Greg Butcher
Greg Butcher is the Migratory Species Coordinator with the U.S. Forest Service International Programs, working with birds, bats, and monarch butterflies. The Migratory Species Program focuses on promoting conservation south of the U.S. border to supplement Forest Service conservation efforts in the U.S. Projects are primarily in the Western Hemisphere and include grassland and forest bird, shorebird, and waterbird research and conservation. Greg is a longtime member of the SJV Management Board, providing many years of guidance and knowledge to the SJV. He is also a member of the North American Bird Conservation Initiative, Western Hemisphere Shorebird Reserve Network, and Partners in Flight’s landbird conservation program.
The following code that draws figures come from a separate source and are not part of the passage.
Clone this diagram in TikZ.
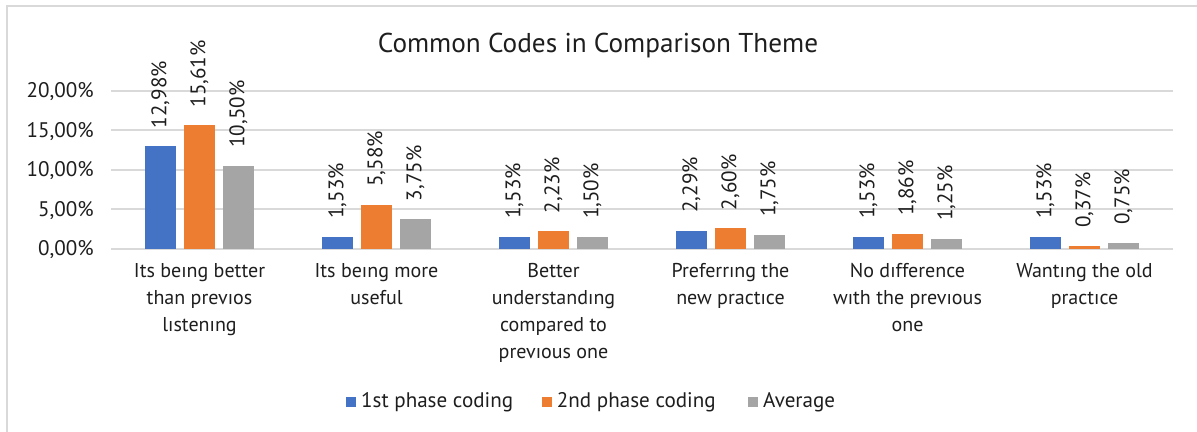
\documentclass[tikz,border=0pt]{standalone}
\usepackage{fontspec}
\setmainfont{PT Sans}
\usetikzlibrary{positioning}

\definecolor{barblue}{HTML}{4472C4}
\definecolor{barorange}{HTML}{ED7D31}
\definecolor{bargray}{HTML}{A5A5A5}
\definecolor{gridgray}{HTML}{D9D9D9}
\definecolor{txt}{HTML}{1E1E1E}

\begin{document}
\begin{tikzpicture}[
    x=0.02cm, y=-0.02cm,
    gridline/.style={draw=gridgray, line width=1pt},
    ylab/.style={anchor=base east, inner sep=0pt, text=txt, font=\fontsize{12}{14}\selectfont},
    vlab/.style={anchor=west, rotate=90, inner sep=0pt, text=txt, font=\fontsize{12}{14}\selectfont},
    catlab/.style={anchor=north, align=center, inner sep=0pt, text=txt, font=\fontsize{11.4}{15.3}\selectfont},
    legsq/.style={minimum size=0.2cm, inner sep=0pt},
    legtxt/.style={inner sep=0pt, text=txt, font=\fontsize{12}{14}\selectfont},
    title/.style={anchor=base, inner sep=0pt, text=txt, font=\fontsize{15.5}{18}\selectfont}
  ]
  \useasboundingbox (0,0) rectangle (1197,432);
  \draw[gridgray, line width=0.8pt] (7,432) -- (7,6) -- (1197,6);

  \node[title] (title) at (598,53) {Common Codes in Comparison Theme};

  % grid and y axis
  \foreach \g [count=\k] in {0,5,10,15,20}{
    \draw[gridline] (111,248.7-7.9*\g) -- (1173,248.7-7.9*\g);
    \node[ylab] (y-\k) at (94,255.7-7.9*\g)
      {\pgfmathprintnumber[fixed,fixed zerofill,precision=2,use comma,assume math mode=true]{\g}\%};
  }

  % bars, values and categories
  \foreach \pa/\pb/\av/\cat [count=\i] in {
      12.98/15.61/10.50/{Its beıng better\\than prevıos\\lıstenıng},
      1.53/5.58/3.75/{Its beıng more\\useful},
      1.53/2.23/1.50/{Better\\understandıng\\compared to\\prevıous one},
      2.29/2.60/1.75/{Preferrıng the\\new practıce},
      1.53/1.86/1.25/{No dıfference\\wıth the prevıous\\one},
      1.53/0.37/0.75/{Wantıng the old\\practıce}}{
    \pgfmathsetmacro\cx{111+177*(\i-0.5)}
    \foreach \v/\col/\dx [count=\j] in {\pa/barblue/-39,\pb/barorange/0,\av/bargray/39}{
      \fill[\col] (\cx+\dx-15.5,248.7) rectangle (\cx+\dx+15.5,248.7-7.9*\v);
      \node[vlab] (val-\i-\j) at (\cx+\dx,231-7.9*\v)
        {\pgfmathprintnumber[fixed,fixed zerofill,precision=2,use comma,assume math mode=true]{\v}\%};
    }
    \node[catlab] (cat-\i) at (\cx,263) {\cat};
  }

  % legend
  \node[legsq, fill=barblue] (legA) at (351,402) {};
  \node[legtxt, right=0.09cm of legA] (legAt) {1st phase coding};
  \node[legsq, fill=barorange] (legB) at (546.7,402) {};
  \node[legtxt, right=0.09cm of legB] (legBt) {2nd phase coding};
  \node[legsq, fill=bargray] (legC) at (753,402) {};
  \node[legtxt, right=0.09cm of legC] (legCt) {Average};
\end{tikzpicture}
\end{document}
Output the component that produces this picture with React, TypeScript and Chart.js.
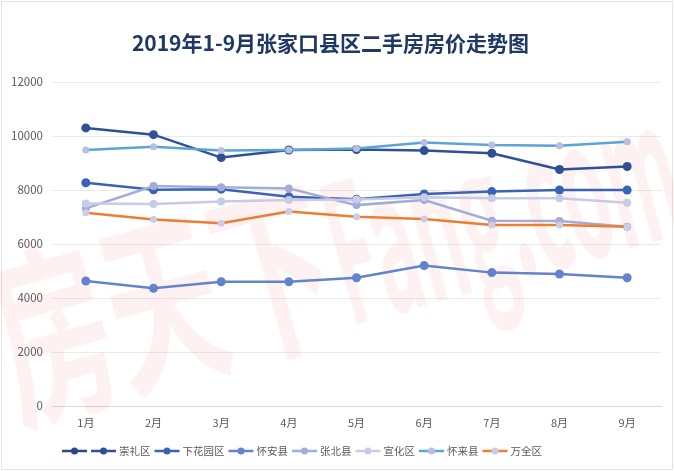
import React, { useEffect, useRef } from "react";
import { Chart, registerables } from "chart.js";
Chart.register(...registerables);

const FONT = '"Noto Sans CJK SC", "Noto Sans", sans-serif';

const months = ["1月", "2月", "3月", "4月", "5月", "6月", "7月", "8月", "9月"];
const yTicks = [0, 2000, 4000, 6000, 8000, 10000, 12000];

const unnamed: (number | null)[] = [null, null, null, null, null, null, null, null, null];
const chongli = [10300, 10050, 9200, 9480, 9500, 9460, 9360, 8760, 8870];
const xiahuayuan = [8270, 8010, 8030, 7750, 7660, 7850, 7940, 8000, 8000];
const huaian = [4630, 4360, 4600, 4600, 4750, 5200, 4940, 4890, 4750];
const zhangbei = [7320, 8150, 8100, 8060, 7440, 7630, 6860, 6850, 6640];
const xuanhua = [7500, 7480, 7570, 7630, 7650, 7730, 7690, 7690, 7530];
const huailai = [9480, 9600, 9460, 9480, 9540, 9760, 9670, 9640, 9790];
const wanquan = [7160, 6910, 6770, 7200, 7010, 6930, 6700, 6700, 6640];

const seriesLabels = ["", "崇礼区", "下花园区", "怀安县", "张北县", "宣化区", "怀来县", "万全区"];
const seriesData = [unnamed, chongli, xiahuayuan, huaian, zhangbei, xuanhua, huailai, wanquan];
const lineColors = ["#2b4987", "#2f5099", "#3a63b8", "#6383cc", "#a3acd8", "#c6cbe6", "#5ba4d8", "#ed7d31"];
const markerColors = ["#2b4987", "#2f5099", "#3a63b8", "#6383cc", "#a3acd8", "#c6cbe6", "#b7bee0", "#c9cde7"];
const markerRadius = [4.5, 4.5, 4.5, 4.5, 4, 4, 3.5, 3.5];

const bgPlugin = {
  id: "bgAndWatermark",
  beforeDraw(chart: any) {
    const ctx = chart.ctx;
    ctx.save();
    ctx.fillStyle = "#ffffff";
    ctx.fillRect(0, 0, chart.width, chart.height);
    ctx.strokeStyle = "#e4e4e4";
    ctx.lineWidth = 1;
    ctx.strokeRect(1.5, 1.5, chart.width - 3, chart.height - 3);
    ctx.restore();
  },
  beforeDatasetsDraw(chart: any) {
    const ctx = chart.ctx;
    ctx.save();
    ctx.translate(18, 418);
    ctx.rotate(-0.27);
    ctx.fillStyle = "rgba(228, 95, 95, 0.085)";
    ctx.textBaseline = "alphabetic";
    ctx.save();
    ctx.scale(0.95, 1.6);
    ctx.font = `bold 120px ${FONT}`;
    ctx.fillText("房天下", 0, 0);
    ctx.restore();
    ctx.save();
    ctx.translate(345, 0);
    ctx.scale(0.62, 1.6);
    ctx.font = `bold 120px ${FONT}`;
    ctx.fillText("Fang.com", 0, 0);
    ctx.restore();
    ctx.restore();
  },
};

const legendPlugin = {
  id: "lineLegend",
  afterDraw(chart: any) {
    const ctx = chart.ctx;
    ctx.save();
    ctx.font = `10.5px ${FONT}`;
    const lineW = 25;
    const gapText = 3;
    const gapItem = 4;
    const items = chart.data.datasets.map((ds: any) => ({
      ds,
      tw: ds.label ? ctx.measureText(ds.label).width : 0,
    }));
    const total =
      items.reduce((s: number, it: any) => s + lineW + (it.tw ? gapText + it.tw : 0) + gapItem, 0) - gapItem;
    let x = 302 - total / 2;
    const y = 451;
    items.forEach((it: any) => {
      ctx.strokeStyle = it.ds.borderColor;
      ctx.lineWidth = 2.5;
      ctx.beginPath();
      ctx.moveTo(x, y);
      ctx.lineTo(x + lineW, y);
      ctx.stroke();
      ctx.fillStyle = it.ds.pointBackgroundColor;
      ctx.beginPath();
      ctx.arc(x + lineW / 2, y, 3.5, 0, Math.PI * 2);
      ctx.fill();
      x += lineW;
      if (it.tw) {
        ctx.fillStyle = "#595959";
        ctx.textBaseline = "middle";
        ctx.textAlign = "left";
        ctx.fillText(it.ds.label, x + gapText, y);
        x += gapText + it.tw;
      }
      x += gapItem;
    });
    ctx.restore();
  },
};

export default function App() {
  const ref = useRef<HTMLCanvasElement | null>(null);
  useEffect(() => {
    if (!ref.current) return;
    const n = seriesData.length;
    const chart = new Chart(ref.current, {
      type: "line",
      data: {
        labels: months,
        datasets: seriesData.map((d, i) => ({
          label: seriesLabels[i],
          data: d,
          borderColor: lineColors[i],
          backgroundColor: markerColors[i],
          pointBackgroundColor: markerColors[i],
          pointBorderColor: markerColors[i],
          pointRadius: markerRadius[i],
          pointBorderWidth: 0,
          borderWidth: 2.5,
          tension: 0,
          fill: false,
          order: n - i,
        })),
      },
      options: {
        animation: false,
        responsive: false,
        events: [],
        layout: { padding: { left: 0, right: 13, top: 0, bottom: 40 } },
        plugins: {
          legend: { display: false },
          tooltip: { enabled: false },
          title: {
            display: true,
            text: "2019年1-9月张家口县区二手房房价走势图",
            color: "#1f3864",
            font: { family: FONT, size: 21, weight: "bold" },
            padding: { top: 30, bottom: 26.8 },
          },
        },
        scales: {
          x: {
            offset: true,
            grid: { display: false, drawTicks: false },
            border: { display: true, color: "#d9d9d9", width: 1 },
            ticks: { color: "#595959", font: { family: FONT, size: 11 }, padding: 10 },
            afterFit: (s: any) => {
              s.height = 25;
            },
          },
          y: {
            min: 0,
            max: 12000,
            afterBuildTicks: (s: any) => {
              s.ticks = yTicks.map((v) => ({ value: v }));
            },
            grid: { color: "#ebebeb", drawTicks: false, lineWidth: 1 },
            border: { display: false },
            ticks: {
              color: "#595959",
              font: { family: FONT, size: 11.5 },
              padding: 9,
              callback: (v: any) => String(v),
            },
            afterFit: (s: any) => {
              s.width = 52;
            },
          },
        },
      },
      plugins: [bgPlugin, legendPlugin],
    });
    return () => chart.destroy();
  }, []);
  return (
    <div style={{ position: "fixed", left: 0, top: 0, width: 674, height: 471, background: "#fff" }}>
      <canvas ref={ref} width={674} height={471} style={{ width: 674, height: 471, display: "block" }} />
    </div>
  );
}
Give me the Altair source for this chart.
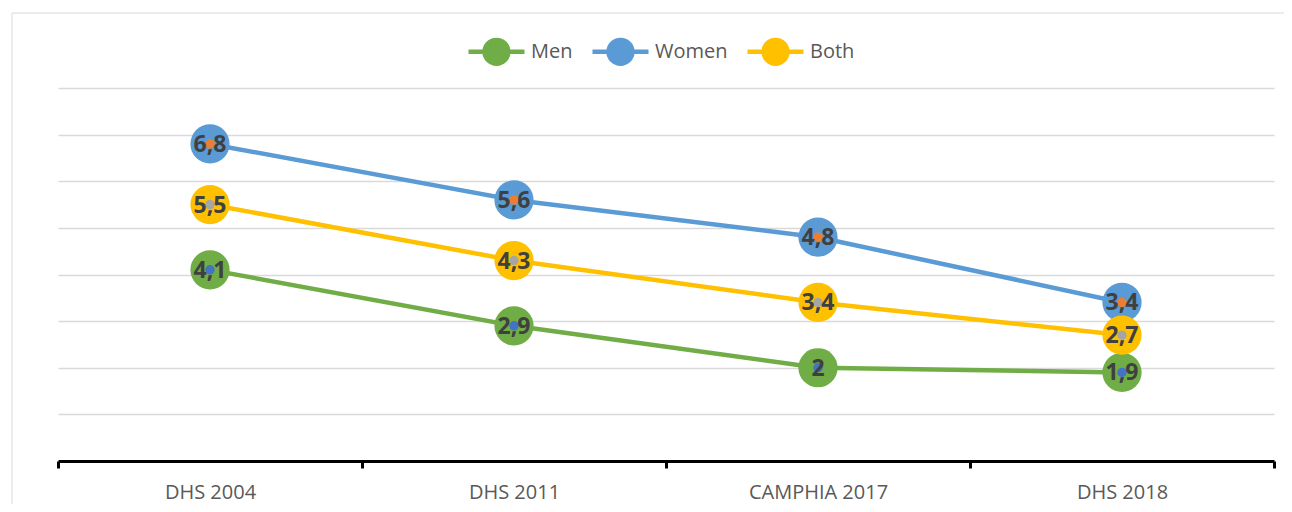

There are several national forests within the SJV’s U.S. boundary and many of the breeding birds in those forests winter in the Mexican portion of the SJV. Thus, the SJV helps the Forest Service plan for full-annual-cycle conservation for species for which the Forest Service has conservation responsibility. Greg has participated in the development of the Tropical Dry Forest Bird Conservation Business planning process of Partners in Flight, which is based in large part on the SJV’s conservation planning.
The SJV region encompasses some of the most beautiful areas on the planet, from La Paz and Mazatlán in the south, to Anza-Borrego Desert State Park and the Sky Islands of southeastern Arizona in the north. Greg says that he “will never forget my literary introduction to the area through The Log from the Sea of Cortez by John Steinbeck and Ed Ricketts.”